- **GOAL OF THE EXERCISE**
Below are entries. Give back exactly the lines from the one containing "Convert this chart to Apache ECharts code." through the one containing "const indenoPyren = [0, 0, 0, 0, 0, 0, 0, 0];", inclusive, without the pictures.

=== TASK INPUT ===

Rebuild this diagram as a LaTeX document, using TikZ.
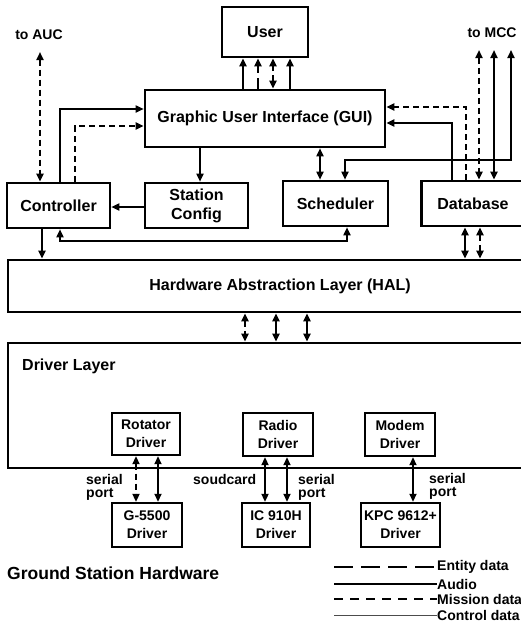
\documentclass[tikz,border=0pt]{standalone}
\usepackage{fontspec}
\setmainfont{Liberation Sans}
\usetikzlibrary{arrows.meta}
\begin{document}
\begin{tikzpicture}[x=1pt,y=-1pt,
  >={Triangle[length=8pt,width=7pt]},
  box/.style={draw,line width=2.6pt,fill=white,inner sep=0pt,align=center,
    font=\bfseries\fontsize{16}{19}\selectfont},
  sbox/.style={box,line width=2.4pt,font=\bfseries\fontsize{14}{18}\selectfont},
  lbl/.style={inner sep=0pt,align=left,font=\bfseries\fontsize{14}{13}\selectfont},
  audio/.style={line width=2.6pt},
  ctl/.style={line width=1.7pt},
  mission/.style={line width=2.2pt,dash pattern=on 6pt off 4pt},
  entity/.style={line width=2pt,dash pattern=on 11pt off 5pt},
  thinline/.style={line width=0.9pt,black!70}]
\useasboundingbox (0,0) rectangle (521,629);
\clip (0,0) rectangle (521,629);

% boxes
\node[box,minimum width=86pt,minimum height=50pt] (user) at (265,32) {User};
\node[box,minimum width=240pt,minimum height=57pt] (gui) at (265,118.5) {Graphic User Interface (GUI)};
\node[box,minimum width=103pt,minimum height=45pt] (ctrl) at (58.5,205.5) {Controller};
\node[box,minimum width=103pt,minimum height=45pt] (stcfg) at (196.5,205.5) {Station\\Config};
\node[box,minimum width=105pt,minimum height=45pt] (sched) at (335.5,203.5) {Scheduler};
\node[box,minimum width=103pt,minimum height=45pt] (db) at (473,203.5) {Database};
\node[box,minimum width=544pt,minimum height=52pt] (hal) at (280,286) {Hardware Abstraction Layer (HAL)};
\node[box,minimum width=544pt,minimum height=125pt] (drv) at (280,405.5) {};
\node[inner sep=0pt,anchor=west,font=\bfseries\fontsize{16}{19}\selectfont] (drvlbl) at (22,366) {Driver Layer};

\node[sbox,minimum width=68pt,minimum height=42pt] (rot) at (146,434) {Rotator\\Driver};
\node[sbox,minimum width=70pt,minimum height=43pt] (radio) at (278,434.5) {Radio\\Driver};
\node[sbox,minimum width=70pt,minimum height=43pt] (modem) at (400,434.5) {Modem\\Driver};
\node[sbox,minimum width=70pt,minimum height=44pt] (g55) at (147,525) {G-5500\\Driver};
\node[sbox,minimum width=68pt,minimum height=44pt] (ic) at (276,525) {IC 910H\\Driver};
\node[sbox,minimum width=79pt,minimum height=44pt] (kpc) at (400.5,525) {KPC 9612+\\Driver};

% free labels
\node[lbl] (auc) at (39,35) {to AUC};
\node[lbl] (mcc) at (492,33) {to MCC};
\node[lbl,anchor=north west] (sp1) at (86,474) {serial\\port};
\node[lbl,anchor=north west] (sc) at (193,474) {soudcard};
\node[lbl,anchor=north west] (sp2) at (298,474) {serial\\port};
\node[lbl,anchor=north west] (sp3) at (429,473) {serial\\port};
\node[inner sep=0pt,anchor=west,font=\bfseries\fontsize{17.5}{20}\selectfont] (gsh) at (7,573) {Ground Station Hardware};

% free ends
\coordinate (aucend) at (40,52);
\coordinate (mcc1) at (479,50);
\coordinate (mcc2) at (494,50);
\coordinate (mcc3) at (511,50);

% User <-> GUI
\draw[audio,->] (gui.north -| 243,0) -- (user.south -| 243,0);
\draw[entity,->] (gui.north -| 258,0) -- (user.south -| 258,0);
\draw[mission,<->] (gui.north -| 273,0) -- (user.south -| 273,0);
\draw[audio,->] (gui.north -| 290,0) -- (user.south -| 290,0);

% AUC
\draw[mission,<->] (aucend) -- (aucend |- ctrl.north);

% Controller -> GUI
\draw[ctl,->] (ctrl.north -| 60,0) |- (gui.west |- 0,109);
\draw[mission,->] (ctrl.north -| 75,0) |- (gui.west |- 0,126);

% GUI -> Station Config -> Controller
\draw[ctl,->] (gui.south -| 200,0) -- (stcfg.north -| 200,0);
\draw[ctl,->] (stcfg.west |- 0,207) -- (ctrl.east |- 0,207);

% GUI <-> Scheduler
\draw[ctl,<->] (gui.south -| 320,0) -- (sched.north -| 320,0);

% MCC
\draw[ctl,<->] (mcc3) |- (345,160) -- (sched.north -| 345,0);
\draw[audio,<->] (mcc2) -- (db.north -| mcc2);
\draw[mission,<->] (mcc1) -- (db.north -| mcc1);

% Database -> GUI
\draw[audio,->] (db.north -| 452,0) |- (gui.east |- 0,123);
\draw[mission,->] (db.north -| 466,0) |- (gui.east |- 0,107);

% Controller -> HAL, Controller <-> Scheduler
\draw[audio,->] (ctrl.south -| 42,0) -- (hal.north -| 42,0);
\draw[ctl,<->] (ctrl.south -| 60,0) |- (347,241) -- (sched.south -| 347,0);

% Database <-> HAL
\draw[audio,<->] (db.south -| 465,0) -- (hal.north -| 465,0);
\draw[mission,<->] (db.south -| 480,0) -- (hal.north -| 480,0);

% HAL <-> Driver Layer
\draw[mission,<->] (hal.south -| 245,0) -- (drv.north -| 245,0);
\draw[audio,<->] (hal.south -| 276,0) -- (drv.north -| 276,0);
\draw[audio,<->] (hal.south -| 307,0) -- (drv.north -| 307,0);

% drivers <-> hardware
\draw[mission,<->] (rot.south -| 136,0) -- (g55.north -| 136,0);
\draw[ctl,<->] (rot.south -| 158,0) -- (g55.north -| 158,0);
\draw[audio,<->] (radio.south -| 265,0) -- (ic.north -| 265,0);
\draw[ctl,<->] (radio.south -| 287,0) -- (ic.north -| 287,0);
\draw[ctl,<->] (modem.south -| 413,0) -- (kpc.north -| 413,0);

% legend
\node[lbl,anchor=west] (lt1) at (437,567) {Entity data};
\node[lbl,anchor=west] (lt2) at (437,584) {Audio};
\node[lbl,anchor=west] (lt3) at (437,599) {Mission data};
\node[lbl,anchor=west] (lt4) at (437,615) {Control data};
\coordinate (ls1) at (334,567);
\coordinate (ls2) at (334,584);
\coordinate (ls3) at (334,599);
\coordinate (ls4) at (334,615);
\draw[line width=1.8pt,dash pattern=on 19pt off 8pt] (ls1) -- (lt1.west);
\draw[line width=2.8pt] (ls2) -- (lt2.west);
\draw[line width=2.4pt,dash pattern=on 9pt off 7pt] (ls3) -- (lt3.west);
\draw[thinline] (ls4) -- (lt4.west);
\end{tikzpicture}
\end{document}
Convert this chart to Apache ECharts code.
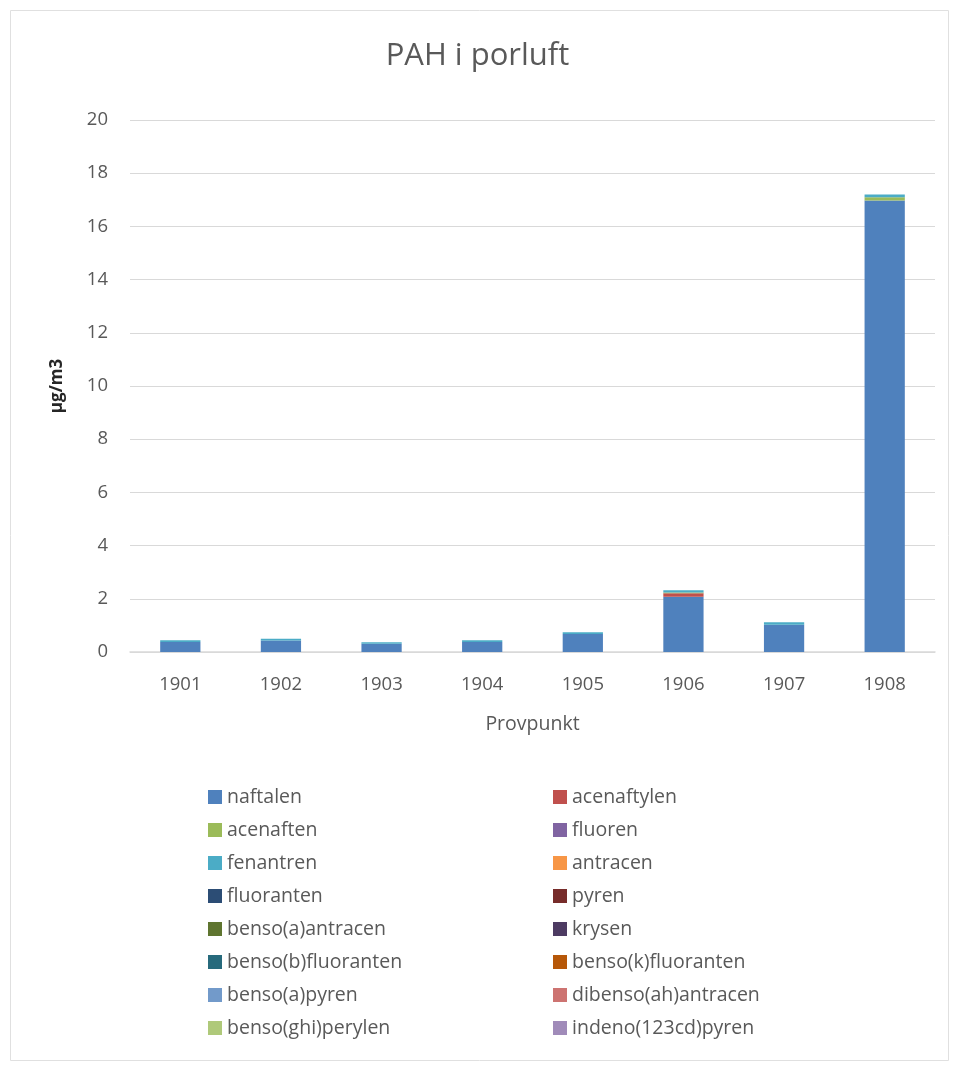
<!DOCTYPE html>
<html>
<head>
<meta charset="utf-8">
<script src="https://cdn.jsdelivr.net/npm/echarts@6/dist/echarts.min.js"></script>
<style>
  html, body { margin: 0; padding: 0; background: #fff; }
  #chart { width: 955px; height: 1070px; }
</style>
</head>
<body>
<div id="chart"></div>
<script>
const categories = ["1901", "1902", "1903", "1904", "1905", "1906", "1907", "1908"];

const naftalen = [0.38, 0.43, 0.31, 0.38, 0.68, 2.08, 1.02, 16.97];
const acenaftylen = [0, 0, 0, 0, 0, 0.13, 0, 0];
const acenaften = [0, 0, 0, 0, 0, 0.03, 0, 0.13];
const fluoren = [0, 0, 0, 0, 0, 0, 0, 0];
const fenantren = [0.06, 0.07, 0.06, 0.06, 0.06, 0.08, 0.1, 0.1];
const antracen = [0, 0, 0, 0, 0, 0, 0, 0];
const fluoranten = [0, 0, 0, 0, 0, 0, 0, 0];
const pyren = [0, 0, 0, 0, 0, 0, 0, 0];
const bensoAAntracen = [0, 0, 0, 0, 0, 0, 0, 0];
const krysen = [0, 0, 0, 0, 0, 0, 0, 0];
const bensoBFluoranten = [0, 0, 0, 0, 0, 0, 0, 0];
const bensoKFluoranten = [0, 0, 0, 0, 0, 0, 0, 0];
const bensoAPyren = [0, 0, 0, 0, 0, 0, 0, 0];
const dibensoAhAntracen = [0, 0, 0, 0, 0, 0, 0, 0];
const bensoGhiPerylen = [0, 0, 0, 0, 0, 0, 0, 0];
const indenoPyren = [0, 0, 0, 0, 0, 0, 0, 0];

const seriesList = [
  { name: "naftalen", data: naftalen, color: "#4F81BD" },
  { name: "acenaftylen", data: acenaftylen, color: "#C0504D" },
  { name: "acenaften", data: acenaften, color: "#9BBB59" },
  { name: "fluoren", data: fluoren, color: "#8064A2" },
  { name: "fenantren", data: fenantren, color: "#4BACC6" },
  { name: "antracen", data: antracen, color: "#F79646" },
  { name: "fluoranten", data: fluoranten, color: "#2C4D75" },
  { name: "pyren", data: pyren, color: "#772C2A" },
  { name: "benso(a)antracen", data: bensoAAntracen, color: "#5F7530" },
  { name: "krysen", data: krysen, color: "#4D3B62" },
  { name: "benso(b)fluoranten", data: bensoBFluoranten, color: "#276A7C" },
  { name: "benso(k)fluoranten", data: bensoKFluoranten, color: "#B65708" },
  { name: "benso(a)pyren", data: bensoAPyren, color: "#729ACA" },
  { name: "dibenso(ah)antracen", data: dibensoAhAntracen, color: "#CD7371" },
  { name: "benso(ghi)perylen", data: bensoGhiPerylen, color: "#AFC97A" },
  { name: "indeno(123cd)pyren", data: indenoPyren, color: "#A08BB9" },
];

const leftNames = seriesList.filter((s, i) => i % 2 === 0).map((s) => s.name);
const rightNames = seriesList.filter((s, i) => i % 2 === 1).map((s) => s.name);

const textColor = "#595959";
const font = "'Open Sans', 'Noto Sans', sans-serif";

const legendBase = {
  orient: "vertical",
  top: 782,
  itemWidth: 14,
  itemHeight: 14,
  itemGap: 13,
  icon: "rect",
  textStyle: { color: textColor, fontSize: 19.5, fontFamily: font, lineHeight: 20 },
};

const chart = echarts.init(document.getElementById("chart"));
chart.setOption({
  backgroundColor: "#fff",
  animation: false,
  title: {
    text: "PAH i porluft",
    left: "center",
    top: 36,
    textStyle: { color: textColor, fontSize: 31, fontWeight: "normal", fontFamily: font },
  },
  graphic: [
    {
      type: "rect",
      shape: { x: 10.5, y: 10.5, width: 938, height: 1050 },
      style: { fill: "none", stroke: "#e0e0e0", lineWidth: 1 },
      silent: true,
    },
  ],
  legend: [
    Object.assign({}, legendBase, { left: 203, data: leftNames }),
    Object.assign({}, legendBase, { left: 548, data: rightNames }),
  ],
  grid: { left: 130, right: 20, top: 120, bottom: 418 },
  xAxis: {
    type: "category",
    data: categories,
    name: "Provpunkt",
    nameLocation: "middle",
    nameGap: 62,
    nameTextStyle: { color: textColor, fontSize: 19.5, fontFamily: font },
    axisLine: { lineStyle: { color: "#d9d9d9", width: 1.5 } },
    axisTick: { show: false },
    axisLabel: { color: textColor, fontSize: 18.5, fontFamily: font, margin: 23 },
  },
  yAxis: {
    type: "value",
    min: 0,
    max: 20,
    interval: 2,
    name: "µg/m3",
    nameLocation: "middle",
    nameGap: 64,
    nameTextStyle: { color: "#262626", fontSize: 17, fontFamily: font, fontWeight: "bold" },
    axisLine: { show: false },
    axisTick: { show: false },
    axisLabel: { color: textColor, fontSize: 18.5, fontFamily: font, margin: 22 },
    splitLine: { lineStyle: { color: "#d9d9d9", width: 1.2 } },
  },
  series: seriesList.map((s) => ({
    name: s.name,
    type: "bar",
    stack: "total",
    barWidth: "40%",
    data: s.data,
    itemStyle: { color: s.color },
  })),
});
</script>
</body>
</html>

===

- **RESULT FOR THIS TASK**
Convert this chart to Apache ECharts code.
<!DOCTYPE html>
<html>
<head>
<meta charset="utf-8">
<script src="https://cdn.jsdelivr.net/npm/echarts@6/dist/echarts.min.js"></script>
<style>
  html, body { margin: 0; padding: 0; background: #fff; }
  #chart { width: 955px; height: 1070px; }
</style>
</head>
<body>
<div id="chart"></div>
<script>
const categories = ["1901", "1902", "1903", "1904", "1905", "1906", "1907", "1908"];

const naftalen = [0.38, 0.43, 0.31, 0.38, 0.68, 2.08, 1.02, 16.97];
const acenaftylen = [0, 0, 0, 0, 0, 0.13, 0, 0];
const acenaften = [0, 0, 0, 0, 0, 0.03, 0, 0.13];
const fluoren = [0, 0, 0, 0, 0, 0, 0, 0];
const fenantren = [0.06, 0.07, 0.06, 0.06, 0.06, 0.08, 0.1, 0.1];
const antracen = [0, 0, 0, 0, 0, 0, 0, 0];
const fluoranten = [0, 0, 0, 0, 0, 0, 0, 0];
const pyren = [0, 0, 0, 0, 0, 0, 0, 0];
const bensoAAntracen = [0, 0, 0, 0, 0, 0, 0, 0];
const krysen = [0, 0, 0, 0, 0, 0, 0, 0];
const bensoBFluoranten = [0, 0, 0, 0, 0, 0, 0, 0];
const bensoKFluoranten = [0, 0, 0, 0, 0, 0, 0, 0];
const bensoAPyren = [0, 0, 0, 0, 0, 0, 0, 0];
const dibensoAhAntracen = [0, 0, 0, 0, 0, 0, 0, 0];
const bensoGhiPerylen = [0, 0, 0, 0, 0, 0, 0, 0];
const indenoPyren = [0, 0, 0, 0, 0, 0, 0, 0];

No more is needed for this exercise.